Felipe Pérez

Personal information
- Full name: Felipe Pérez Urrea
- Date of birth: 1 January 1967
- Place of birth: Medellín, Colombia
- Date of death: 17 October 1996 (aged 29)
- Place of death: Medellín, Colombia
- Height: 1.85 m (6 ft 1 in)
- Position: Forward

Senior career*
- Years: Team / Apps / (Gls)
- 1985–1992: Atlético Nacional / ? / (?)
- 1993: Envigado / 2 / (0)

International career
- 1985: Colombia U20

= Felipe Pérez =

Colombian footballer (1967–1996)

Felipe Pérez Urrea (1 January 1967 – 17 October 1996), most known as Pipe Pérez, was a Colombian professional footballer who played as a forward.

==Career==
Pérez Urrea integrated the Antioquia soccer teams in the youth and pre-youth categories from 1983, and in 1985 he was called up by coach Luis Alfonso Marroquín to join the Colombia U-20 national team, with which he participated in several tournaments, including a South American championship and a World Cup in the category.
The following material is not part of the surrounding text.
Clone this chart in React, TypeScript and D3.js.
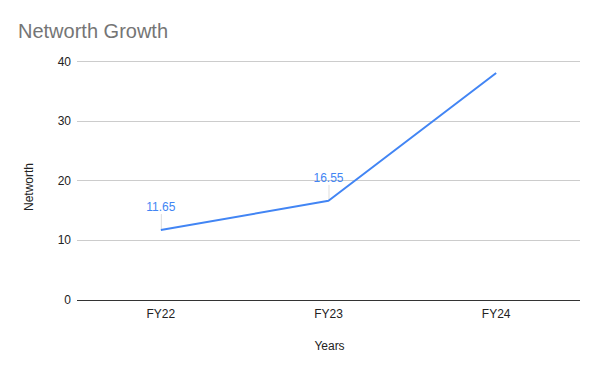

That same year, he joined Atlético Nacional de Medellín, a team with which he competed in and won the 1989 Copa Libertadores.

==Imprisonment and death==
Police arrested Pérez on 23 July 1993, after investigations linked him to the Medellín Cartel. He served nearly three years in La Modelo prison in Bogotá for illegal possession of firearms.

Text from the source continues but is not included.